# [Given task]
Print them exactly: the lines from the beginning of the entries below through the line that contains "bin_low, bin_high, n_bins = 0.0, 2.5, 60", and only those, with the pictures left out.

[Records contained in a dataset]
* start *
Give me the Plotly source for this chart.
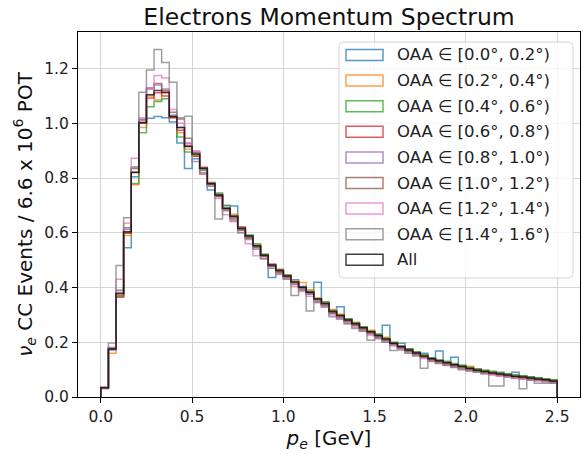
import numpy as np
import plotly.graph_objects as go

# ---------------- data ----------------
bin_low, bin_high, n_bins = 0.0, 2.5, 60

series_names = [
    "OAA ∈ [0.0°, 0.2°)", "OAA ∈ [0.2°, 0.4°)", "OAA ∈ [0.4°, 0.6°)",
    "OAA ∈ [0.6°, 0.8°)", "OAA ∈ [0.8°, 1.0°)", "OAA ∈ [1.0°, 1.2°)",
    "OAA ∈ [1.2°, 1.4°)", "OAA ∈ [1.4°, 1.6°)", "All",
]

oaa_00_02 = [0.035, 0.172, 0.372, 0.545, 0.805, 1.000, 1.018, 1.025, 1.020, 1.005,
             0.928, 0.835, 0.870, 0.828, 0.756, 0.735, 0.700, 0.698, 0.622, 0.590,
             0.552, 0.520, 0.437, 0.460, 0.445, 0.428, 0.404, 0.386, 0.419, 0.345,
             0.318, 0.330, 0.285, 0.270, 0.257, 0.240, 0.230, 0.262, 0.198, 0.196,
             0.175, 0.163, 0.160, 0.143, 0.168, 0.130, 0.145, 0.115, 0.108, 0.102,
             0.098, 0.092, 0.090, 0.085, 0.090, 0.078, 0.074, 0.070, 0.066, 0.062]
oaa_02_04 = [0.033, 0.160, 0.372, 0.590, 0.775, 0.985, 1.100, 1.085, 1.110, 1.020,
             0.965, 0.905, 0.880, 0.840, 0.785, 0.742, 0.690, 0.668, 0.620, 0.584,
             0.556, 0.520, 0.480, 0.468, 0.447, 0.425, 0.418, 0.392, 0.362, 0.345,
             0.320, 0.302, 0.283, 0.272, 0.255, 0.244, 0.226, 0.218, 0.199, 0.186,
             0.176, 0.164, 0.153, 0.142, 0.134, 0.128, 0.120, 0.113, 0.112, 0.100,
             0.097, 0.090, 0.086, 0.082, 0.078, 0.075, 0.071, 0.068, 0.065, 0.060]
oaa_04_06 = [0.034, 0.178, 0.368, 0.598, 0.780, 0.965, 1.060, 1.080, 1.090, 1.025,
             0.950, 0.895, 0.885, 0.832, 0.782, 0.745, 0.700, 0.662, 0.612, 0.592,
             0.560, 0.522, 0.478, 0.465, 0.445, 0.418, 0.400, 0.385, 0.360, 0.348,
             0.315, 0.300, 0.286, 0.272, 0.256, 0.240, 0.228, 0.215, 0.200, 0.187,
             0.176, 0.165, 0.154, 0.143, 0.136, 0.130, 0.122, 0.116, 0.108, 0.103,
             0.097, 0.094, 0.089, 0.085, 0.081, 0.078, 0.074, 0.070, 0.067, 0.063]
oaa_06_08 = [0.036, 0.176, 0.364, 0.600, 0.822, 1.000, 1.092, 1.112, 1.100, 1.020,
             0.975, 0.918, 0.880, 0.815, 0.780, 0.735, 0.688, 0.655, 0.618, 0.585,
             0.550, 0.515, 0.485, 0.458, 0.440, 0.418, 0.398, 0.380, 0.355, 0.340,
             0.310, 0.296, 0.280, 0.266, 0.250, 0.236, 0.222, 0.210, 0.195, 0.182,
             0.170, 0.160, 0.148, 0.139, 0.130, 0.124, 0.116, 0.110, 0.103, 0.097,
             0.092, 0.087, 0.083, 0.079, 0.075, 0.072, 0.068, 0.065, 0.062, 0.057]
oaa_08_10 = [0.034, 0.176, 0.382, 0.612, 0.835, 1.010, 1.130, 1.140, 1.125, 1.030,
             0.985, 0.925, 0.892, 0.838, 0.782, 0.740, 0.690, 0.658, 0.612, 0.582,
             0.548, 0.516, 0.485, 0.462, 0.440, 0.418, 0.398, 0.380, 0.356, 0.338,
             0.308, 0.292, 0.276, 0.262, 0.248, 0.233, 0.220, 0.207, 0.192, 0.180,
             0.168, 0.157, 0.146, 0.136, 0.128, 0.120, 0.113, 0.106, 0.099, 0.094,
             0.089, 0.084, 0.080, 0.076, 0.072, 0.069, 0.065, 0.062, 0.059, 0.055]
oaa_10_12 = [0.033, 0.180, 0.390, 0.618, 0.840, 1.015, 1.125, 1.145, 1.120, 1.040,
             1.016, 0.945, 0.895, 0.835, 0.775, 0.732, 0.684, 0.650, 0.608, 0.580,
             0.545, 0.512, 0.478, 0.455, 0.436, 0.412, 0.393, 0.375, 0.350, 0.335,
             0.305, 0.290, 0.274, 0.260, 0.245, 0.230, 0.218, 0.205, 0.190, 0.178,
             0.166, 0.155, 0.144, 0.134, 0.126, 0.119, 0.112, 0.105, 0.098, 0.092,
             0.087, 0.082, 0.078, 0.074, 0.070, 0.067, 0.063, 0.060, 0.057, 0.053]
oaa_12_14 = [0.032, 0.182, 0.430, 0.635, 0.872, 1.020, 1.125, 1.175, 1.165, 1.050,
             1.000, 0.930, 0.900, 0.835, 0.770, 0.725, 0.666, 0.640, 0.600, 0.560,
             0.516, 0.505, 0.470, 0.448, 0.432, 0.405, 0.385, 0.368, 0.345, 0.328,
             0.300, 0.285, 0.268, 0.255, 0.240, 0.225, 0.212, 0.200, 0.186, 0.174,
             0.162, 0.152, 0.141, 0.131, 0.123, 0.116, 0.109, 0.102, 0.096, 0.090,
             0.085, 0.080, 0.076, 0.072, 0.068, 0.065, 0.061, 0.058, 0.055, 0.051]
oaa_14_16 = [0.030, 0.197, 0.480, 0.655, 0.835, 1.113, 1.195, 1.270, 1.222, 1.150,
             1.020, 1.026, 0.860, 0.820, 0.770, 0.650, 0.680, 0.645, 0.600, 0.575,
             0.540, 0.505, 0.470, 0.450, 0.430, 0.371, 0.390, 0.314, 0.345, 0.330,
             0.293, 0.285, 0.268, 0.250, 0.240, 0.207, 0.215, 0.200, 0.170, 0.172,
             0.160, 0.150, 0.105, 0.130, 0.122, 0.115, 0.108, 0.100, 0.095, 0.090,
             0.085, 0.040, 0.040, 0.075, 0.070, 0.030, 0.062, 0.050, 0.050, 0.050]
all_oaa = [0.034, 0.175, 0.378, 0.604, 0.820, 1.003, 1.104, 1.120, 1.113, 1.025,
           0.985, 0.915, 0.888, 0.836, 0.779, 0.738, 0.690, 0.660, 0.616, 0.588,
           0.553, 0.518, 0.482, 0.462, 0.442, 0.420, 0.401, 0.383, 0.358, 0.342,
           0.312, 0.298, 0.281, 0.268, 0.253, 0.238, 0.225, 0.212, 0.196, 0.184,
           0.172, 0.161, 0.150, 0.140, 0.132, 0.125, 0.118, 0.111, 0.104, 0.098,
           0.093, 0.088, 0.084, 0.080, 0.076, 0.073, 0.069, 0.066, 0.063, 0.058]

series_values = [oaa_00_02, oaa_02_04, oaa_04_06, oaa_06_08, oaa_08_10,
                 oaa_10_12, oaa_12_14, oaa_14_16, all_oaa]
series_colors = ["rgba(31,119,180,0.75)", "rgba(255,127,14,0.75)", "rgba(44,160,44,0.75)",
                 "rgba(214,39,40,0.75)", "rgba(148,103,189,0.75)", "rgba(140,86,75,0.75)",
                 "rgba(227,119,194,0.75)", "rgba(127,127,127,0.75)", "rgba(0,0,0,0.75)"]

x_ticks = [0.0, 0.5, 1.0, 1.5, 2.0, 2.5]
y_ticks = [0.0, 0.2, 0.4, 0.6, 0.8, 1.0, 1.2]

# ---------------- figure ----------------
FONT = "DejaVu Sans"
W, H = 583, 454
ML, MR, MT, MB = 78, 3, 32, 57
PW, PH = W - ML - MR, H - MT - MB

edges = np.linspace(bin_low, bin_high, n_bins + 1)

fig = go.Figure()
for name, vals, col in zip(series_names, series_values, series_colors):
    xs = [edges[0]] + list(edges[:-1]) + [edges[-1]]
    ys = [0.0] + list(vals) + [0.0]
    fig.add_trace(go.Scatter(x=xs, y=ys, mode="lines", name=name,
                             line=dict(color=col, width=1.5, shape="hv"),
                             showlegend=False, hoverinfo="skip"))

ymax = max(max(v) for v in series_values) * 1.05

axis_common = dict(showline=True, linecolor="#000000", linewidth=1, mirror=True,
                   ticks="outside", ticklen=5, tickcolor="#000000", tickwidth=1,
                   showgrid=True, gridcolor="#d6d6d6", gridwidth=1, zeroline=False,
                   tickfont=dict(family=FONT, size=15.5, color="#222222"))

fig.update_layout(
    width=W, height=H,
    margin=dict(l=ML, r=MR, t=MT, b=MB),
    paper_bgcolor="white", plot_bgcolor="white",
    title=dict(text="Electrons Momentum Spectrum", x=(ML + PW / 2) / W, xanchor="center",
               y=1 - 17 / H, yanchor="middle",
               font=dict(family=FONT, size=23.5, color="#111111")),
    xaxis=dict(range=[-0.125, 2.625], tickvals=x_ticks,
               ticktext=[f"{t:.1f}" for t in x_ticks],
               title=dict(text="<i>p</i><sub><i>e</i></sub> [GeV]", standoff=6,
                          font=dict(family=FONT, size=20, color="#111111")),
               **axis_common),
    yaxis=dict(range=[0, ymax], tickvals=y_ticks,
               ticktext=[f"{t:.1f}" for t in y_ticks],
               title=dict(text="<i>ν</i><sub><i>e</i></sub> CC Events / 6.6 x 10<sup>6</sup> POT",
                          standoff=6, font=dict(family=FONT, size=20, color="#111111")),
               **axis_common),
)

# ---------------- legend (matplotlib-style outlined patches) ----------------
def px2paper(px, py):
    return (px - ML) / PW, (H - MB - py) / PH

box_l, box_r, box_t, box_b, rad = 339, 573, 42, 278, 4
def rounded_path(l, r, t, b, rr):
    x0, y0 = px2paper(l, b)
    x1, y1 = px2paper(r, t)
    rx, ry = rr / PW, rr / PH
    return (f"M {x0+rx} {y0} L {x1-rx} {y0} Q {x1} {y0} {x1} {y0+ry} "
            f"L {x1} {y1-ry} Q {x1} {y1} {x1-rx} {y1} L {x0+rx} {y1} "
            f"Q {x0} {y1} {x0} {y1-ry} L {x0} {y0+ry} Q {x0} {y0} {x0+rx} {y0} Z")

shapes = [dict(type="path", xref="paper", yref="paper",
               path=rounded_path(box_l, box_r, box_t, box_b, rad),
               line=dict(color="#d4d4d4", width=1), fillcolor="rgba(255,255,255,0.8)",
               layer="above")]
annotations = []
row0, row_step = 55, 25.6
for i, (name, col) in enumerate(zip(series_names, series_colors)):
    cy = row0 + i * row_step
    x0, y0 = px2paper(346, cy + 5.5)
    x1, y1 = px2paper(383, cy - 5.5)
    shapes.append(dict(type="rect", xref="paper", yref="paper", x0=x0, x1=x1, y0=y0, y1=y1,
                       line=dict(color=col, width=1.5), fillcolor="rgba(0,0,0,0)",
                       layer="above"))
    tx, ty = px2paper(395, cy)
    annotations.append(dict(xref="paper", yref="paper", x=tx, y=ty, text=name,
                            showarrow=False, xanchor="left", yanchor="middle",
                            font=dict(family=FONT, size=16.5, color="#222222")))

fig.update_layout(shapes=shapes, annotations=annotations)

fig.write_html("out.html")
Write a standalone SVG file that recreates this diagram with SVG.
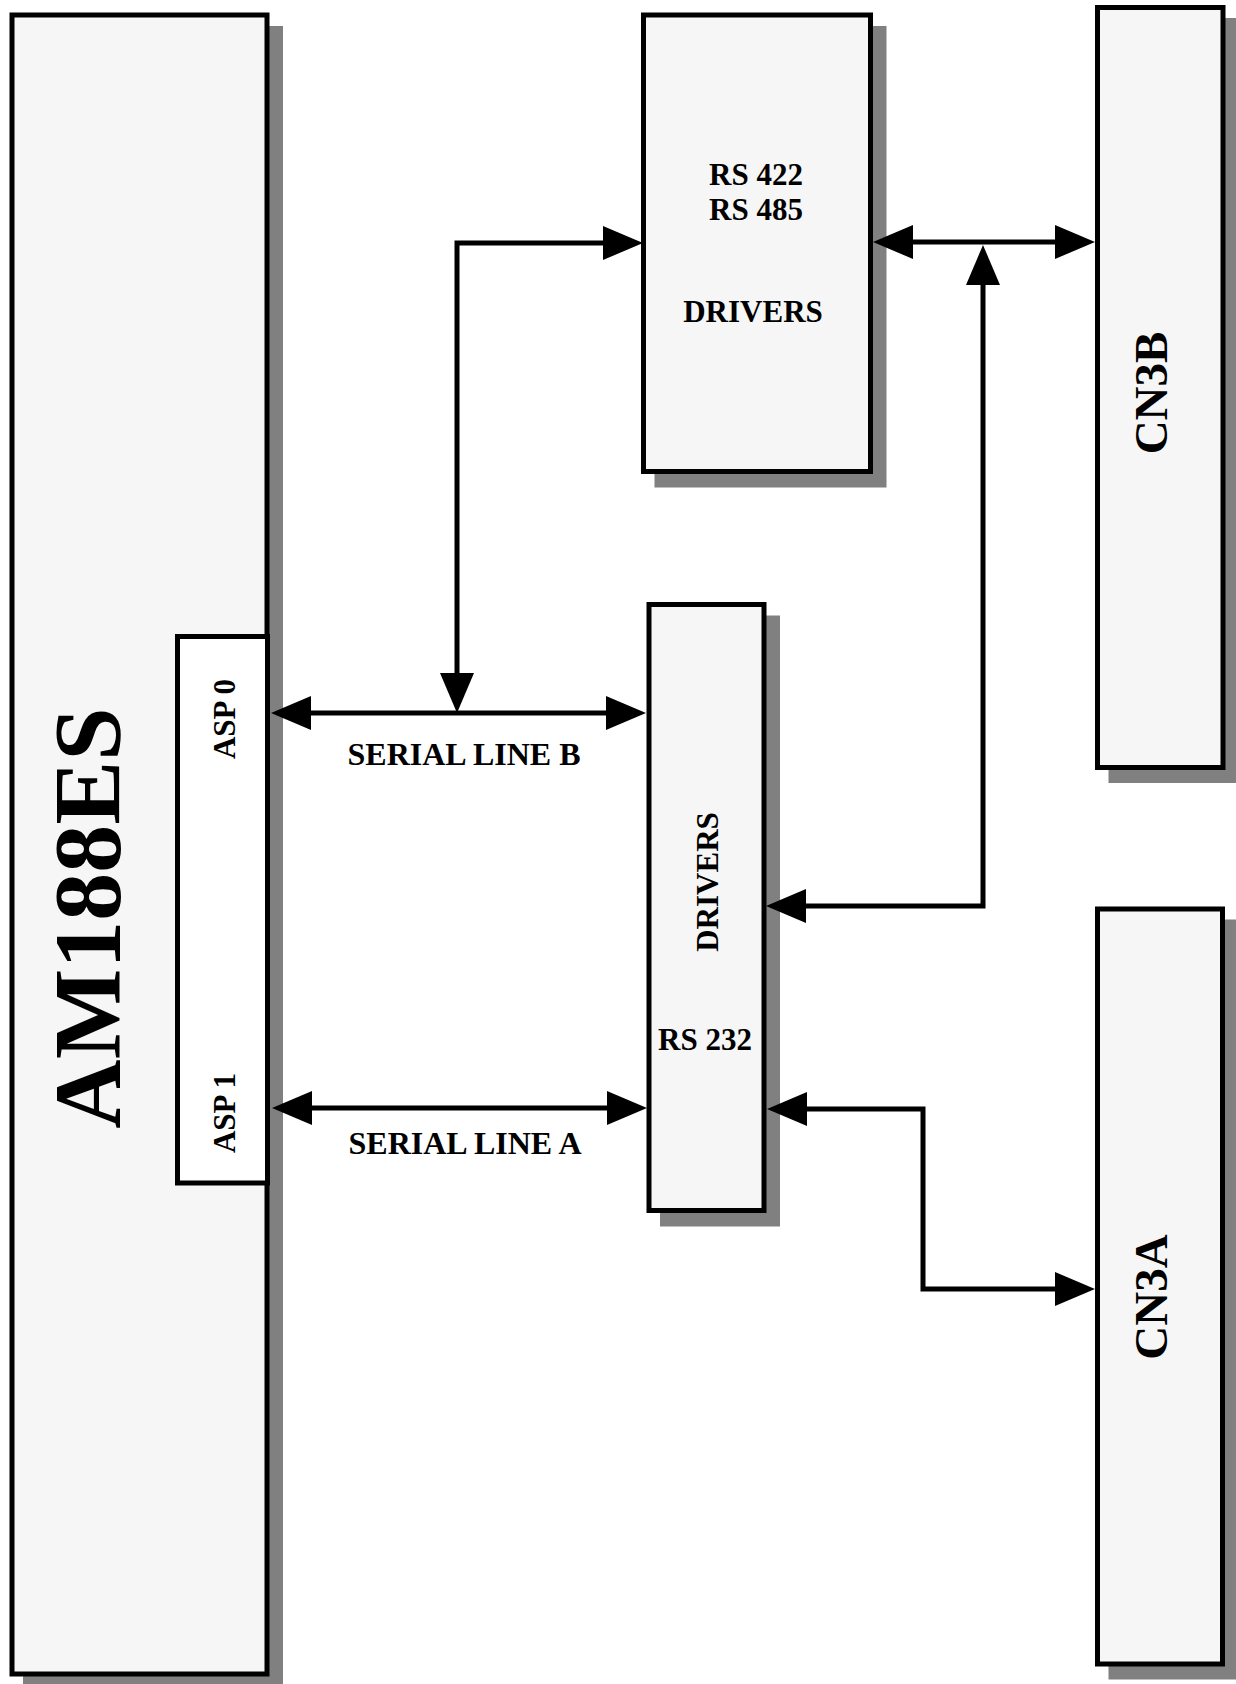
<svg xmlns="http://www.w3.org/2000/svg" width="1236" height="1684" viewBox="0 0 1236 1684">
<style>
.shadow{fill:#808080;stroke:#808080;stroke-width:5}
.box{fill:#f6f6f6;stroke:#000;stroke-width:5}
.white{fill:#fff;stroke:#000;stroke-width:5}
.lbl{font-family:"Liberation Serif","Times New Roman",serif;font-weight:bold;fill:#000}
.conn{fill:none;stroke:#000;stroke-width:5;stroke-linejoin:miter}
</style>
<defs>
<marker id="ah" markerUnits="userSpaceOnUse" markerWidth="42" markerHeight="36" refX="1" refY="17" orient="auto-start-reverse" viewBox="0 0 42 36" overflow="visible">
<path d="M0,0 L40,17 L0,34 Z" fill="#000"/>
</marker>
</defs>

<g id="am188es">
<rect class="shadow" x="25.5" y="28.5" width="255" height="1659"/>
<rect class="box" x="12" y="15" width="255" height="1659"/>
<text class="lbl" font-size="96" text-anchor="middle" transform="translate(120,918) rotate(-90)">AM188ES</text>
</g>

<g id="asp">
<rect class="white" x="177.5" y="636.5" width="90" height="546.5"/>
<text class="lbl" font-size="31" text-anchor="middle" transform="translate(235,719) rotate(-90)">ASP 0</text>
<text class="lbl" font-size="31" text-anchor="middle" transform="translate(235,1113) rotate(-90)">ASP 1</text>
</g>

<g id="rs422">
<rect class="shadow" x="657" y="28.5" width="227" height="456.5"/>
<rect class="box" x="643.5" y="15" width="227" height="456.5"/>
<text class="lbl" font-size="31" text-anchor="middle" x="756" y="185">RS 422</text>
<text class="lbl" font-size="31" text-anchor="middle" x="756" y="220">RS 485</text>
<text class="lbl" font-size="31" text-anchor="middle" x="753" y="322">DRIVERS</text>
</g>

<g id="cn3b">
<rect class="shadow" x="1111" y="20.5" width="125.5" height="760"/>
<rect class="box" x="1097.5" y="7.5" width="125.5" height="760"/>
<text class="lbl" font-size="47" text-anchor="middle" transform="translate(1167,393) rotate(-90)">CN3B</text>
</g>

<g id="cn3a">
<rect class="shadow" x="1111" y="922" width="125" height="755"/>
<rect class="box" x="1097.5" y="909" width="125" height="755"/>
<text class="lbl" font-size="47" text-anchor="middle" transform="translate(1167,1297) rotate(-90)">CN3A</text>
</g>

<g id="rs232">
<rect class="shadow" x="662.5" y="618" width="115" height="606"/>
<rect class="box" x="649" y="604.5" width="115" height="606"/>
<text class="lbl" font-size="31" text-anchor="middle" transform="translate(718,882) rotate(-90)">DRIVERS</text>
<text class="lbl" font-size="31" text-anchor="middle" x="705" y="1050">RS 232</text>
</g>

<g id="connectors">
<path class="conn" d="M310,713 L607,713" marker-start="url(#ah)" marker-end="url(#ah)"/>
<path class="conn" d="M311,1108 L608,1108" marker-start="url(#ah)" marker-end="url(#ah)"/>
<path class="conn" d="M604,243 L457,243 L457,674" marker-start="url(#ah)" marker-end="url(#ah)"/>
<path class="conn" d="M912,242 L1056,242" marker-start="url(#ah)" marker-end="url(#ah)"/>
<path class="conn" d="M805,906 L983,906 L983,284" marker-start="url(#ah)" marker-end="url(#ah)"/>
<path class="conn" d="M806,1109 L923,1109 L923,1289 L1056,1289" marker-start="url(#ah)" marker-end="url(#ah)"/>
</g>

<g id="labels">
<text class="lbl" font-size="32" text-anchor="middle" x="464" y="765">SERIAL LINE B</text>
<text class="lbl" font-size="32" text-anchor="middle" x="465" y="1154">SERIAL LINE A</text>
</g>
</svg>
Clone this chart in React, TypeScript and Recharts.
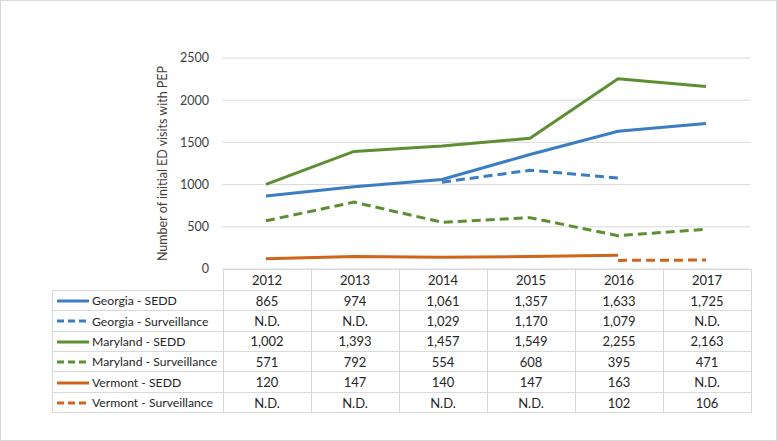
* end *
# [Answer to the task]
Give me the Plotly source for this chart.
import numpy as np
import plotly.graph_objects as go

# ---------------- data ----------------
bin_low, bin_high, n_bins = 0.0, 2.5, 60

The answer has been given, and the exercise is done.